Rockhampton-based researcher Stewart Lockie is embarking on a major 3-year study into how people can be mobilised throughout the food chain to protect the biodiversity of farming regions.

The Australian Research Council-funded study will go to the core of the contemporary politics of food.

PhotoID:2713 It recognises there are pressures for simplification of farm environments but also a need for continued biodiversity to ensure they remain resilient.

The research will examine ways that agricultural biodiversity is translated into market values, and how these values are transferred through food chains.

Also worthy of study are the influence of regulation, whether market-based environmental protection can be enhanced by other measures and the capacity of institutions and policy settings.

The study aims to contribute to development of policy and other strategies to support more sustainable food production-consumption networks.

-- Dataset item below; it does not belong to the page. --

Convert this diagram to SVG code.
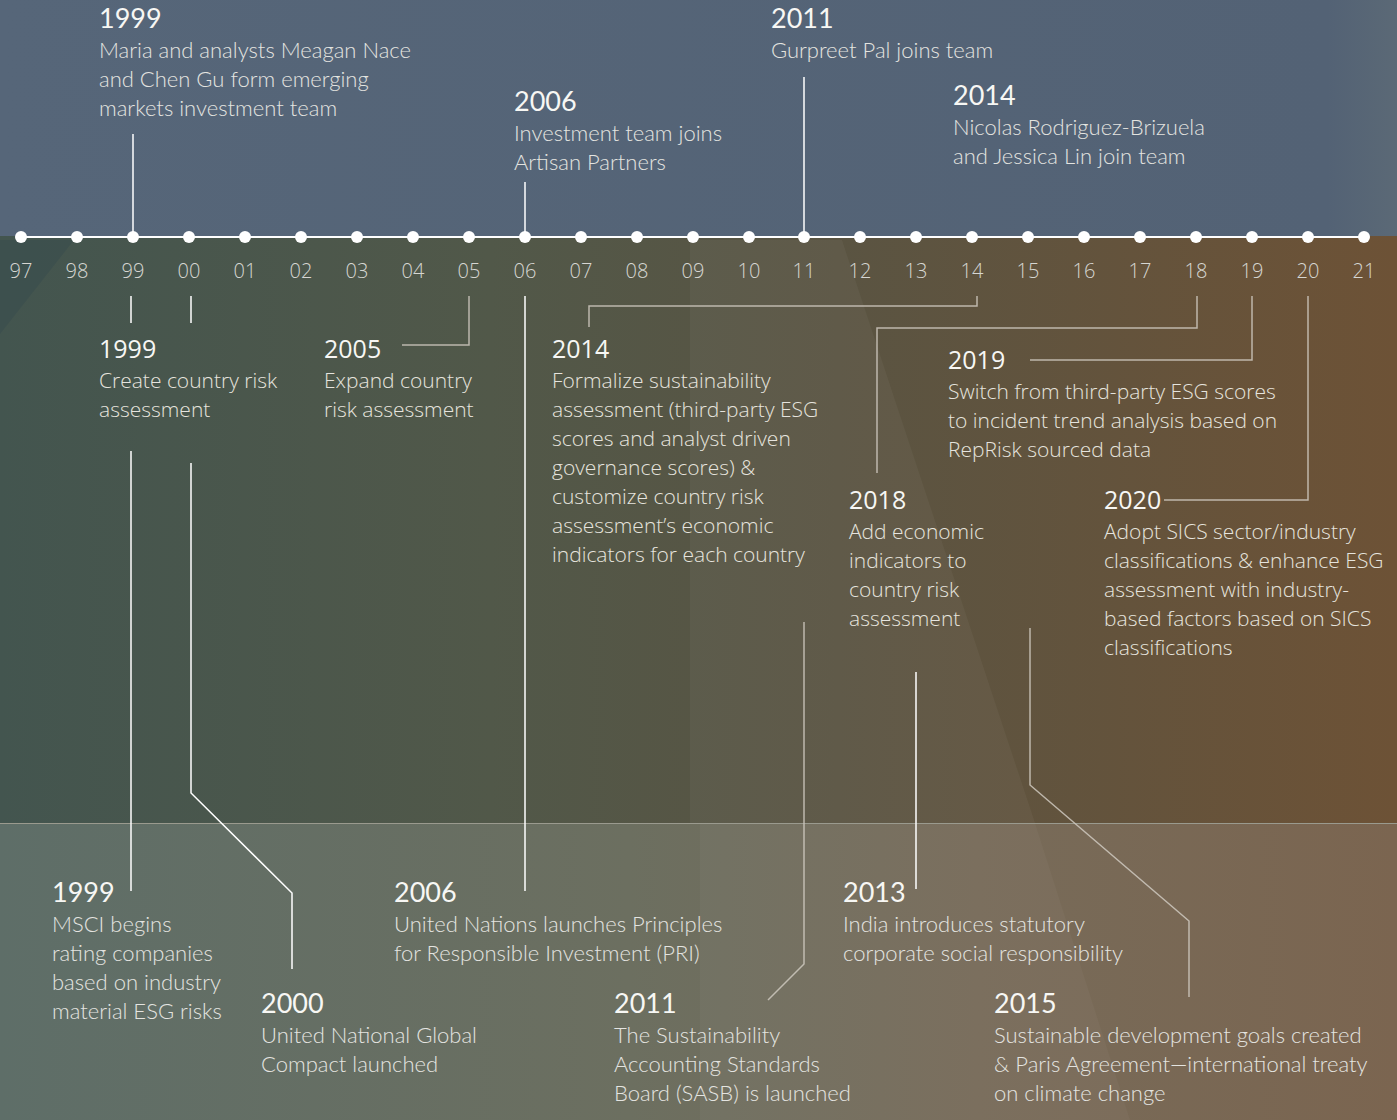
<svg xmlns="http://www.w3.org/2000/svg" width="1397" height="1120" viewBox="0 0 1397 1120">
<defs>
<linearGradient id="mid" x1="0" y1="0" x2="1" y2="0">
<stop offset="0" stop-color="#43554f"/>
<stop offset="0.35" stop-color="#515849"/>
<stop offset="0.6" stop-color="#5a5442"/>
<stop offset="1" stop-color="#6d5236"/>
</linearGradient>
<linearGradient id="top" x1="0" y1="0" x2="1" y2="0">
<stop offset="0" stop-color="#566679"/>
<stop offset="0.95" stop-color="#536275"/>
<stop offset="1" stop-color="#5b6976"/>
</linearGradient>
<linearGradient id="bot" x1="0" y1="0" x2="1" y2="0">
<stop offset="0" stop-color="#5e6e68"/>
<stop offset="0.45" stop-color="#6c6f60"/>
<stop offset="0.7" stop-color="#776b59"/>
<stop offset="1" stop-color="#7b6550"/>
</linearGradient>
<style>
.hd{font-family:Lato,"Open Sans",sans-serif;font-size:27px;fill:#f7f7f4}
.tx{font-family:Lato,"Open Sans",sans-serif;font-weight:300;font-size:22px;fill:#e4e4e0}
.mh{font-family:"Open Sans","Noto Sans",sans-serif;font-size:25px;fill:#f7f7f4}
.mt{font-family:"Open Sans","Noto Sans",sans-serif;font-weight:300;font-size:21px;fill:#e6e4de}
.yl{font-family:"Open Sans","Noto Sans",sans-serif;font-weight:300;font-size:20px;fill:#d6d6d2;text-anchor:middle}
.ln{fill:none;stroke:#ffffff;stroke-width:1.5}
.lt{fill:none;stroke:#cfc9bf;stroke-width:1.5;stroke-opacity:0.85}
.dot{fill:#ffffff}
</style>
</defs>
<g id="background">
<rect x="0" y="0" width="1397" height="1120" fill="url(#mid)"/>
<polygon points="0,240 74,240 0,334" fill="#3c4f4e" opacity="0.8"/>
<polygon points="690,240 842,240 1035,823 690,823" fill="#ffffff" opacity="0.04"/>
<rect x="0" y="0" width="1397" height="236" fill="url(#top)"/>
<rect x="0" y="823" width="1397" height="297" fill="url(#bot)"/>
<polygon points="700,823 1035,823 1130,1120 700,1120" fill="#ffffff" opacity="0.03"/>
<line x1="0" y1="823.5" x2="1397" y2="823.5" stroke="#9a9a8e" stroke-width="1"/>
</g>
<g id="connectors">
<line class="ln" x1="133" y1="134" x2="133" y2="237"/>
<line class="ln" x1="525" y1="182" x2="525" y2="237"/>
<line class="ln" x1="804" y1="77" x2="804" y2="237"/>
<line class="ln" x1="131" y1="296" x2="131" y2="323"/>
<line class="ln" x1="191" y1="296" x2="191" y2="323"/>
<polyline class="lt" points="469,296 469,345 402,345"/>
<polyline class="lt" points="977,296 977,306 589,306 589,327"/>
<polyline class="lt" points="1197,296 1197,328 877,328 877,473"/>
<polyline class="lt" points="1252,296 1252,360 1030,360"/>
<polyline class="lt" points="1308,296 1308,500 1164,500"/>
<line class="ln" x1="131" y1="451" x2="131" y2="891"/>
<polyline class="ln" points="191,463 191,793 292,893 292,969"/>
<line class="ln" x1="525" y1="296" x2="525" y2="891"/>
<polyline class="lt" points="804,622 804,964 768,1000"/>
<line class="ln" x1="916" y1="672" x2="916" y2="889"/>
<polyline class="lt" points="1030,628 1030,785 1189,921 1189,997"/>
</g>
<g id="timeline">
<line x1="21" y1="237" x2="1364" y2="237" stroke="#ffffff" stroke-width="2"/>
<circle class="dot" cx="21" cy="237" r="6"/><circle class="dot" cx="77" cy="237" r="6"/><circle class="dot" cx="133" cy="237" r="6"/><circle class="dot" cx="189" cy="237" r="6"/><circle class="dot" cx="245" cy="237" r="6"/><circle class="dot" cx="301" cy="237" r="6"/><circle class="dot" cx="357" cy="237" r="6"/><circle class="dot" cx="413" cy="237" r="6"/><circle class="dot" cx="469" cy="237" r="6"/><circle class="dot" cx="525" cy="237" r="6"/><circle class="dot" cx="581" cy="237" r="6"/><circle class="dot" cx="637" cy="237" r="6"/><circle class="dot" cx="693" cy="237" r="6"/><circle class="dot" cx="749" cy="237" r="6"/><circle class="dot" cx="804" cy="237" r="6"/><circle class="dot" cx="860" cy="237" r="6"/><circle class="dot" cx="916" cy="237" r="6"/><circle class="dot" cx="972" cy="237" r="6"/><circle class="dot" cx="1028" cy="237" r="6"/><circle class="dot" cx="1084" cy="237" r="6"/><circle class="dot" cx="1140" cy="237" r="6"/><circle class="dot" cx="1196" cy="237" r="6"/><circle class="dot" cx="1252" cy="237" r="6"/><circle class="dot" cx="1308" cy="237" r="6"/><circle class="dot" cx="1364" cy="237" r="6"/>
<text class="yl" x="21" y="278">97</text><text class="yl" x="77" y="278">98</text><text class="yl" x="133" y="278">99</text><text class="yl" x="189" y="278">00</text><text class="yl" x="245" y="278">01</text><text class="yl" x="301" y="278">02</text><text class="yl" x="357" y="278">03</text><text class="yl" x="413" y="278">04</text><text class="yl" x="469" y="278">05</text><text class="yl" x="525" y="278">06</text><text class="yl" x="581" y="278">07</text><text class="yl" x="637" y="278">08</text><text class="yl" x="693" y="278">09</text><text class="yl" x="749" y="278">10</text><text class="yl" x="804" y="278">11</text><text class="yl" x="860" y="278">12</text><text class="yl" x="916" y="278">13</text><text class="yl" x="972" y="278">14</text><text class="yl" x="1028" y="278">15</text><text class="yl" x="1084" y="278">16</text><text class="yl" x="1140" y="278">17</text><text class="yl" x="1196" y="278">18</text><text class="yl" x="1252" y="278">19</text><text class="yl" x="1308" y="278">20</text><text class="yl" x="1364" y="278">21</text>
</g>
<g id="top-1999"><text class="hd" x="99" y="28">1999</text><text class="tx" x="99" y="58">Maria and analysts Meagan Nace</text><text class="tx" x="99" y="87">and Chen Gu form emerging</text><text class="tx" x="99" y="116">markets investment team</text></g>
<g id="top-2006"><text class="hd" x="514" y="111">2006</text><text class="tx" x="514" y="141">Investment team joins</text><text class="tx" x="514" y="170">Artisan Partners</text></g>
<g id="top-2011"><text class="hd" x="771" y="28">2011</text><text class="tx" x="771" y="58">Gurpreet Pal joins team</text></g>
<g id="top-2014"><text class="hd" x="953" y="105">2014</text><text class="tx" x="953" y="135">Nicolas Rodriguez-Brizuela</text><text class="tx" x="953" y="164">and Jessica Lin join team</text></g>
<g id="mid-1999"><text class="mh" x="99" y="358">1999</text><text class="mt" x="99" y="388">Create country risk</text><text class="mt" x="99" y="417">assessment</text></g>
<g id="mid-2005"><text class="mh" x="324" y="358">2005</text><text class="mt" x="324" y="388">Expand country</text><text class="mt" x="324" y="417">risk assessment</text></g>
<g id="mid-2014"><text class="mh" x="552" y="358">2014</text><text class="mt" x="552" y="388">Formalize sustainability</text><text class="mt" x="552" y="417">assessment (third-party ESG</text><text class="mt" x="552" y="446">scores and analyst driven</text><text class="mt" x="552" y="475">governance scores) &amp;</text><text class="mt" x="552" y="504">customize country risk</text><text class="mt" x="552" y="533">assessment’s economic</text><text class="mt" x="552" y="562">indicators for each country</text></g>
<g id="mid-2019"><text class="mh" x="948" y="369">2019</text><text class="mt" x="948" y="399">Switch from third-party ESG scores</text><text class="mt" x="948" y="428">to incident trend analysis based on</text><text class="mt" x="948" y="457">RepRisk sourced data</text></g>
<g id="mid-2018"><text class="mh" x="849" y="509">2018</text><text class="mt" x="849" y="539">Add economic</text><text class="mt" x="849" y="568">indicators to</text><text class="mt" x="849" y="597">country risk</text><text class="mt" x="849" y="626">assessment</text></g>
<g id="mid-2020"><text class="mh" x="1104" y="509">2020</text><text class="mt" x="1104" y="539">Adopt SICS sector/industry</text><text class="mt" x="1104" y="568">classifications &amp; enhance ESG</text><text class="mt" x="1104" y="597">assessment with industry-</text><text class="mt" x="1104" y="626">based factors based on SICS</text><text class="mt" x="1104" y="655">classifications</text></g>
<g id="bot-1999"><text class="hd" x="52" y="902">1999</text><text class="tx" x="52" y="932">MSCI begins</text><text class="tx" x="52" y="961">rating companies</text><text class="tx" x="52" y="990">based on industry</text><text class="tx" x="52" y="1019">material ESG risks</text></g>
<g id="bot-2000"><text class="hd" x="261" y="1013">2000</text><text class="tx" x="261" y="1043">United National Global</text><text class="tx" x="261" y="1072">Compact launched</text></g>
<g id="bot-2006"><text class="hd" x="394" y="902">2006</text><text class="tx" x="394" y="932">United Nations launches Principles</text><text class="tx" x="394" y="961">for Responsible Investment (PRI)</text></g>
<g id="bot-2011"><text class="hd" x="614" y="1013">2011</text><text class="tx" x="614" y="1043">The Sustainability</text><text class="tx" x="614" y="1072">Accounting Standards</text><text class="tx" x="614" y="1101">Board (SASB) is launched</text></g>
<g id="bot-2013"><text class="hd" x="843" y="902">2013</text><text class="tx" x="843" y="932">India introduces statutory</text><text class="tx" x="843" y="961">corporate social responsibility</text></g>
<g id="bot-2015"><text class="hd" x="994" y="1013">2015</text><text class="tx" x="994" y="1043">Sustainable development goals created</text><text class="tx" x="994" y="1072">&amp; Paris Agreement—international treaty</text><text class="tx" x="994" y="1101">on climate change</text></g>
</svg>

Wide-reaching case studies of Queensland and the Philippines will be used to identify practical strategies for biodiversity protection – vital for the social and economic welfare of rural Australia.

And in the process, Dr Lockie hopes to reshape the theoretical future of agrifood studies so it can develop a holistic account of food production-consumption networks.

He hopes to identify ‘centres of calculation’ (those worthy to use as clear entry points in complex networks) through which attempts are made to order specific agricultural biodiversity networks.

The Central Queensland University Associate Professor said that, until now, comparatively little attention has been paid to how key players such as agribusiness firms and retailers (and their market and regulatory relationships with farmers) affect on-farm biodiversity management.

“Faced with tightening terms of trade, farmers have little choice but to intensify production while addressing only the most obvious and immediate symptoms of environmental degradation,” Dr Lockie said.

He said, however, that environmental concerns were now reverberating throughout the entire chain of food production and consumption, reflected in growing demand for ‘clean green’ products.